FluGen Inc., a Madison company that is trying to develop a safer flu vaccine, pulled in the biggest grant: almost $700,000. The money will help the company move into clinical trials its first product, a “virtually pain free” microneedle patch that delivers traditional flu vaccine into the skin, said Paul V. Radspinner, FluGen’s president and chief executive.
“We’re in the middle of a financing round, but boy (the grant) takes the pressure off,” Radspinner said. FluGen previously raised $2.2 million from outside investors in a first funding round.
The Qualifying Therapeutic Discovery Project was part of health care reform legislation passed earlier this year. The program provides grants or tax credits to companies of fewer than 250 employees to help create and sustain high-paying jobs and to advance the nation’s competitiveness in life sciences.
The IRS in conjunction with the National Institutes of Health decided which companies would receive the grants, said Kathy Collins, business development director at BioForward, a trade association for Wisconsin’s biotech industry.
More than 5,600 companies applied for the grants and at least 4,000 companies were expected to receive them, according to BIO, the national trade organization for the biotech industry.
Applicants requested more than $10 billion, which exceeds estimates of the amount of research and development done by biotech companies with fewer than 250 employees, BIO said.
FluGen got the biggest grant among Wisconsin companies that responded to BioForward’s survey.
The smallest grant was for $4,000, and most were around $245,000, Collins said.
“This is an innovative new program that will support further biotech development in Wisconsin and the rest of the country,” Collins said.
To qualify, the companies had to show reasonable potential to produce a new therapy to prevent, detect or treat chronic or acute disease and conditions; reduce long-term health costs; or significantly advance the goal of curing cancer within a 30-year period.
Among state firms that said they received grants were several that received $244,500 each:
- Madison-based Exact Sciences Corp. will use its grant money to aid development of Cologuard, its DNA test for colon cancer.
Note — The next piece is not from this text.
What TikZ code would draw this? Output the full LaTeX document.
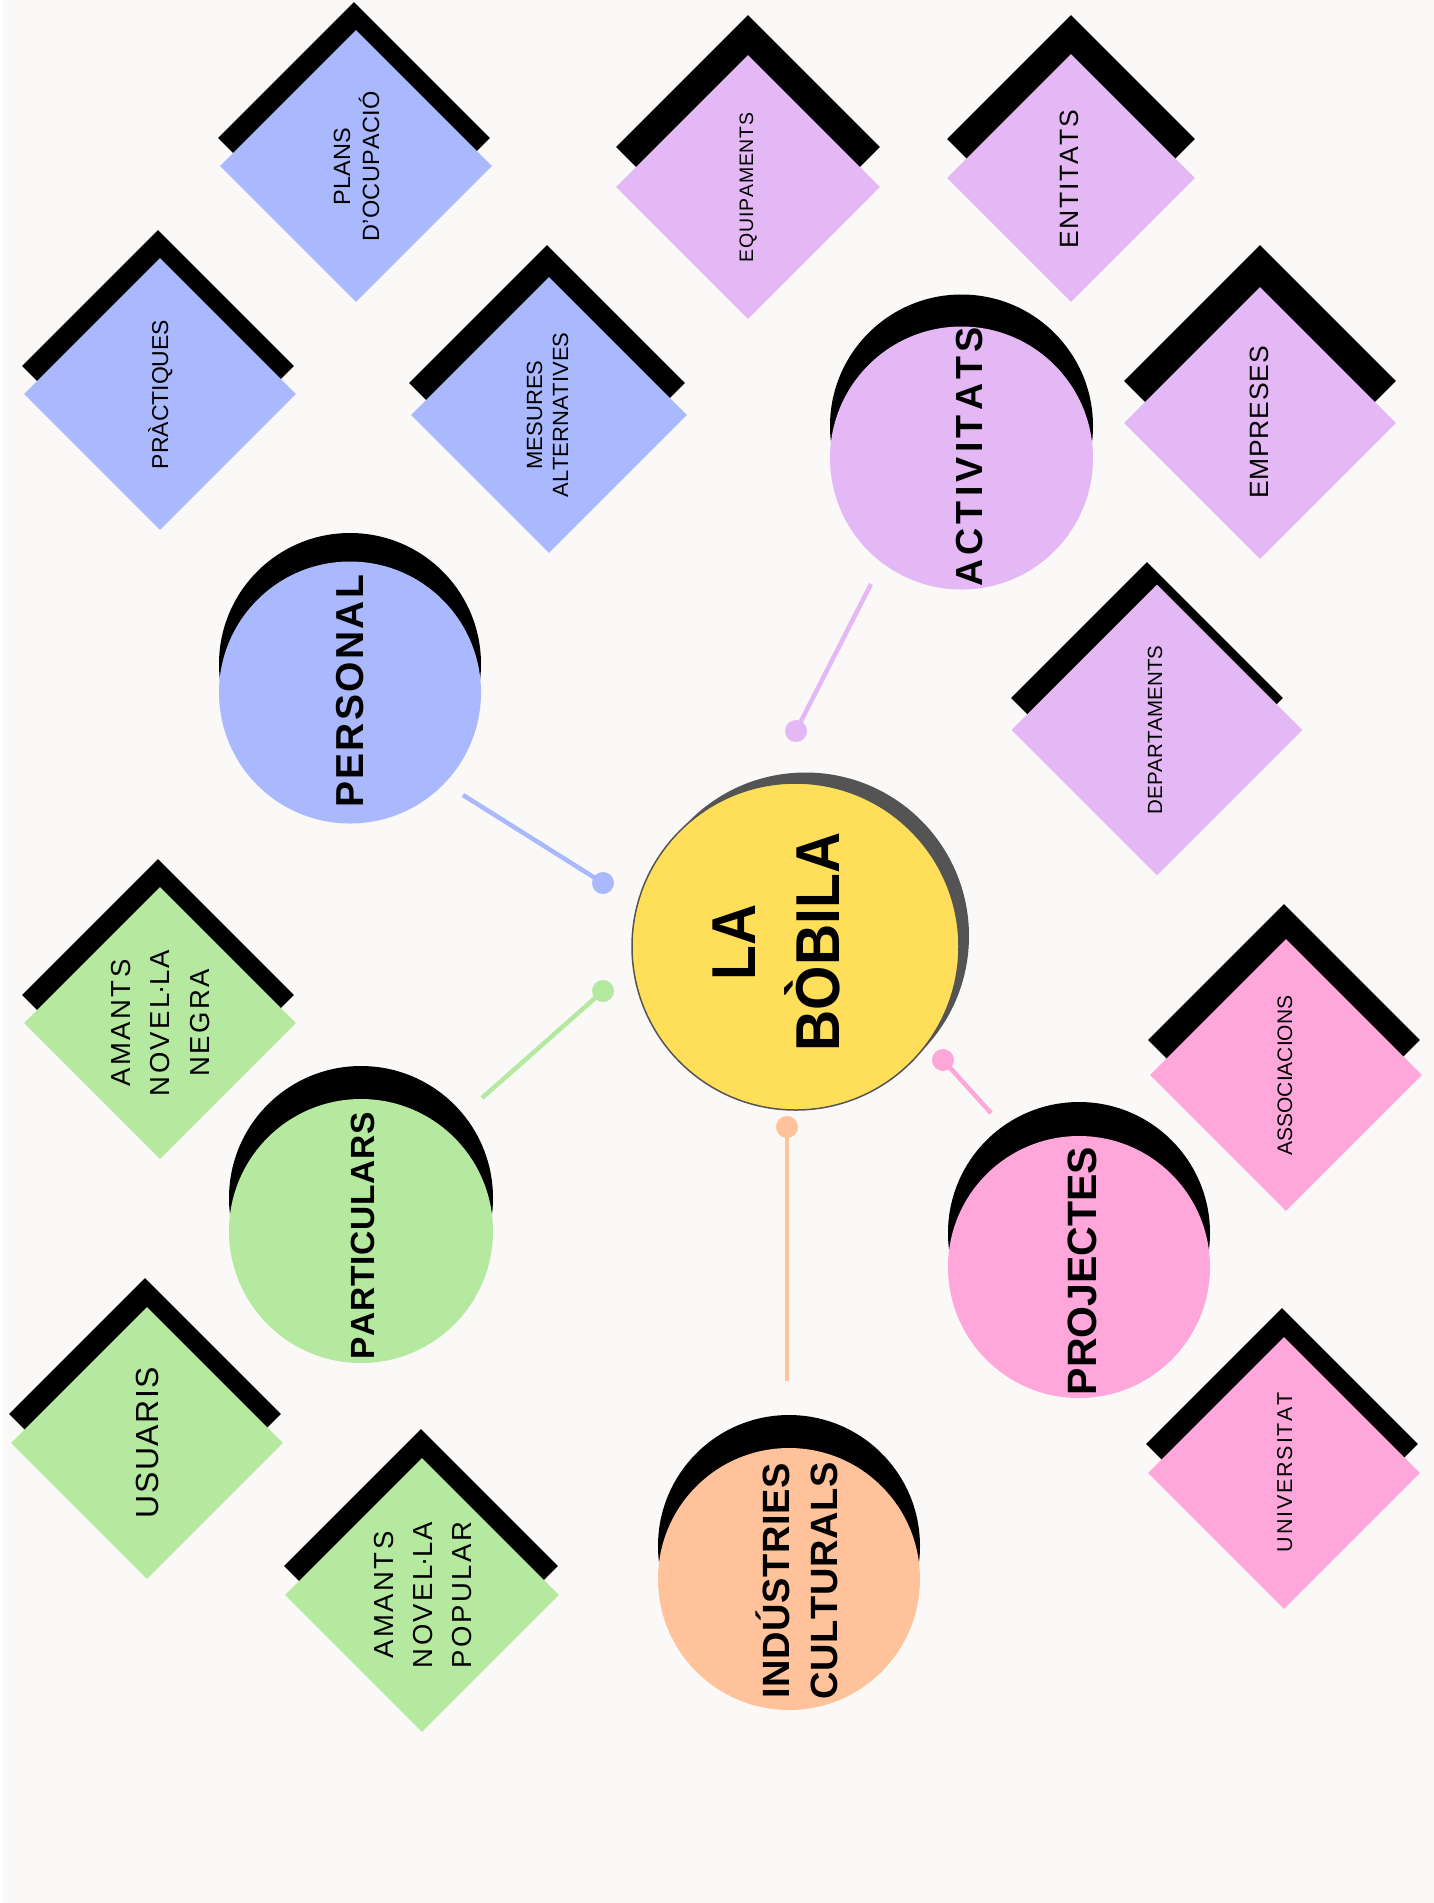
\documentclass[tikz,border=0pt]{standalone}
\usepackage{fontspec}
\setmainfont{Liberation Sans}
\usetikzlibrary{shapes.geometric}
\definecolor{bgc}{HTML}{FAF9F7}
\definecolor{cblue}{HTML}{AAB9FE}
\definecolor{clil}{HTML}{E4B8F4}
\definecolor{cgrn}{HTML}{B4E99F}
\definecolor{cpnk}{HTML}{FFA7DB}
\definecolor{cpch}{HTML}{FFC29A}
\definecolor{cyel}{HTML}{FFDE59}
\definecolor{cdark}{HTML}{545454}
\makeatletter
\newcommand\trk[2]{\def\trk@k{#1}\trk@a#2\trk@end}
\def\trk@end{\trk@end}
\def\trk@a#1{\ifx#1\trk@end\else#1\expandafter\trk@b\fi}
\def\trk@b#1{\ifx#1\trk@end\else\kern\trk@k\relax#1\expandafter\trk@b\fi}
\makeatother
\newcommand\fs[1]{\fontsize{#1}{#1}\selectfont}
\newcommand\novella[1]{\trk{#1}{NOVEL}\kern-0.5pt·\kern-0.5pt\trk{#1}{LA}}
\tikzset{
  dia/.style 2 args={diamond, aspect=1, inner sep=0pt, minimum width=#1, minimum height=#1, fill=#2, draw=none},
  blob/.style 2 args={circle, inner sep=0pt, minimum size=#1, fill=#2, draw=none},
  lbl/.style={inner sep=0pt, anchor=base, rotate=90, text=black},
  conn/.style={line width=2.25pt, draw=#1},
  dotn/.style={circle, inner sep=0pt, minimum size=11pt, fill=#1, draw=none}
}
\begin{document}
\begin{tikzpicture}[x=0.5pt,y=-0.5pt]
\useasboundingbox (0,0) rectangle (1434,1903);
\fill[white] (0,0) rectangle (1434,1903);
\fill[bgc] (3,0) rectangle (1434,1903);

% ---------- diamonds: black shadows ----------
\node[dia={136pt}{black}] (plans-sh) at (354,138) {};
\node[dia={136pt}{black}] (prac-sh) at (158,366) {};
\node[dia={138pt}{black}] (mes-sh) at (547,383) {};
\node[dia={132pt}{black}] (equip-sh) at (748,147) {};
\node[dia={124pt}{black}] (entit-sh) at (1071,139) {};
\node[dia={136pt}{black}] (empr-sh) at (1260,381) {};
\node[dia={136pt}{black}] (dept-sh) at (1147,698) {};
\node[dia={136pt}{black}] (assoc-sh) at (1284,1040) {};
\node[dia={136pt}{black}] (univ-sh) at (1282,1444) {};
\node[dia={136pt}{black}] (usu-sh) at (145,1414) {};
\node[dia={136pt}{black}] (negra-sh) at (158,995) {};
\node[dia={137pt}{black}] (popular-sh) at (421,1566) {};

% ---------- diamonds: coloured ----------
\node[dia={136pt}{cblue}] (plans) at (356,166) {};
\node[dia={136pt}{cblue}] (prac) at (160,394) {};
\node[dia={138pt}{cblue}] (mes) at (549,415) {};
\node[dia={132pt}{clil}] (equip) at (748,187) {};
\node[dia={124pt}{clil}] (entit) at (1071,178) {};
\node[dia={136pt}{clil}] (empr) at (1260,423) {};
\node[dia={145.5pt}{clil}] (dept) at (1157,730) {};
\node[dia={136pt}{cpnk}] (assoc) at (1286,1075) {};
\node[dia={136pt}{cpnk}] (univ) at (1284,1473) {};
\node[dia={136pt}{cgrn}] (usu) at (147,1443) {};
\node[dia={136pt}{cgrn}] (negra) at (160,1023) {};
\node[dia={137pt}{cgrn}] (popular) at (422,1595) {};

% ---------- circles ----------
\node[blob={131pt}{black}] (personal-sh) at (350,664) {};
\node[blob={131pt}{cblue}] (personal) at (350,692.5) {};
\node[blob={131.5pt}{black}] (activ-sh) at (961.5,426) {};
\node[blob={131.5pt}{clil}] (activ) at (961.5,458) {};
\node[blob={132pt}{black}] (partic-sh) at (361,1198) {};
\node[blob={132pt}{cgrn}] (partic) at (361,1231) {};
\node[blob={131pt}{black}] (proj-sh) at (1079,1233) {};
\node[blob={131pt}{cpnk}] (proj) at (1079,1267) {};
\node[blob={131pt}{black}] (ind-sh) at (789,1546) {};
\node[blob={131pt}{cpch}] (ind) at (789,1579) {};
\node[blob={163.5pt}{cdark}] (center-sh) at (805.5,936) {};
\node[circle, inner sep=0pt, minimum size=163.5pt, fill=cyel, draw=cdark, line width=0.75pt] (center) at (795.5,946.5) {};

% ---------- connectors ----------
\coordinate (personal-end) at (463,795);
\node[dotn=cblue] (personal-dot) at (603,883) {};
\draw[conn=cblue] (personal-end) -- (personal-dot.center);
\coordinate (partic-end) at (482,1098);
\node[dotn=cgrn] (partic-dot) at (603,991) {};
\draw[conn=cgrn] (partic-end) -- (partic-dot.center);
\coordinate (activ-end) at (871,584);
\node[dotn=clil] (activ-dot) at (796,731) {};
\draw[conn=clil] (activ-end) -- (activ-dot.center);
\coordinate (proj-end) at (991,1113);
\node[dotn=cpnk] (proj-dot) at (943,1060) {};
\draw[conn=cpnk] (proj-end) -- (proj-dot.center);
\coordinate (ind-end) at (787,1381);
\node[dotn=cpch] (ind-dot) at (787,1127) {};
\draw[conn=cpch] (ind-end) -- (ind-dot.center);

% ---------- labels: diamonds ----------
\node[lbl, font=\fs{11.75pt}] (t-plans1) at (350,166.5) {\trk{0.15pt}{PLANS}};
\node[lbl, font=\fs{11.75pt}] (t-plans2) at (379,166.5) {\trk{0.15pt}{D'OCUPACIÓ}};
\node[lbl, font=\fs{11.5pt}] (t-prac) at (168,394.5) {\trk{0pt}{PRÀCTIQUES}};
\node[lbl, font=\fs{11pt}] (t-mes1) at (542,415) {\trk{0pt}{MESURES}};
\node[lbl, font=\fs{11pt}] (t-mes2) at (568,415) {\trk{0pt}{ALTERNATIVES}};
\node[lbl, font=\fs{9.75pt}] (t-equip) at (753,187.5) {\trk{0.4pt}{EQUIPAMENTS}};
\node[lbl, font=\fs{13.25pt}] (t-entit) at (1078,179) {\trk{0.75pt}{ENTITATS}};
\node[lbl, font=\fs{13.25pt}] (t-empr) at (1268,422.5) {\trk{0.4pt}{EMPRESES}};
\node[lbl, font=\fs{10.25pt}] (t-dept) at (1162,730) {\trk{0pt}{DEPARTAMENTS}};
\node[lbl, font=\fs{10.5pt}] (t-assoc) at (1292,1075.5) {\trk{0pt}{ASSOCIACIONS}};
\node[lbl, font=\fs{10.75pt}] (t-univ) at (1292,1472) {\trk{0.9pt}{UNIVERSITAT}};
\node[lbl, font=\fs{16pt}] (t-usu) at (158,1442.5) {\trk{0.75pt}{USUARIS}};
\node[lbl, font=\fs{13.75pt}] (t-negra1) at (130,1023) {\trk{1.25pt}{AMANTS}};
\node[lbl, font=\fs{13.75pt}] (t-negra2) at (169.5,1023) {\novella{1.25pt}};
\node[lbl, font=\fs{13.75pt}] (t-negra3) at (209,1023) {\trk{1.25pt}{NEGRA}};
\node[lbl, font=\fs{13.75pt}] (t-pop1) at (393,1595) {\trk{1.25pt}{AMANTS}};
\node[lbl, font=\fs{13.75pt}] (t-pop2) at (432,1595) {\novella{1.25pt}};
\node[lbl, font=\fs{13.75pt}] (t-pop3) at (471,1595) {\trk{1.25pt}{POPULAR}};

% ---------- labels: circles ----------
\node[lbl, font=\bfseries\fs{19.5pt}] (t-personal) at (363,691.5) {\trk{1.15pt}{PERSONAL}};
\node[lbl, font=\bfseries\fs{18.85pt}] (t-activ) at (982,457) {\trk{2.1pt}{ACTIVITATS}};
\node[lbl, font=\bfseries\fs{16.75pt}] (t-partic) at (374,1236) {\trk{0.35pt}{PARTICULARS}};
\node[lbl, font=\bfseries\fs{20.5pt}] (t-proj) at (1096,1271) {\trk{0pt}{PROJECTES}};
\node[lbl, font=\bfseries\fs{19pt}] (t-ind1) at (789,1581) {\trk{0.3pt}{INDÚSTRIES}};
\node[lbl, font=\bfseries\fs{19pt}] (t-ind2) at (837,1581) {\trk{0.3pt}{CULTURALS}};
\node[lbl, font=\bfseries\fs{31pt}] (t-la) at (755,942) {\scalebox{0.92}[1]{LA}};
\node[lbl, font=\bfseries\fs{31pt}] (t-bobila) at (839,942) {\scalebox{0.92}[1]{BÒBILA}};
\end{tikzpicture}
\end{document}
The test would work by detecting specific altered DNA sequences in cells that are shed into the stool from pre-cancerous or cancerous polyps. A colonoscopy would be required to confirm abnormalities. The company plans to begin a clinical trial next year.
- Madison-based Flex Biomedical Inc. will use its grant money to bring its Flex Polymer for treating osteoarthritis closer to regulatory approval. Flex’s synthetic, injectable polymer could relieve pain and protect cartilage from further degradation, slowing down the progression of osteoarthritis.
- Fitchburg-based NanoMedex Pharmaceuticals Inc. will use its grant money for development and clinical trials of its first product, Microfol, a new formulation of propofol, a common anesthetic.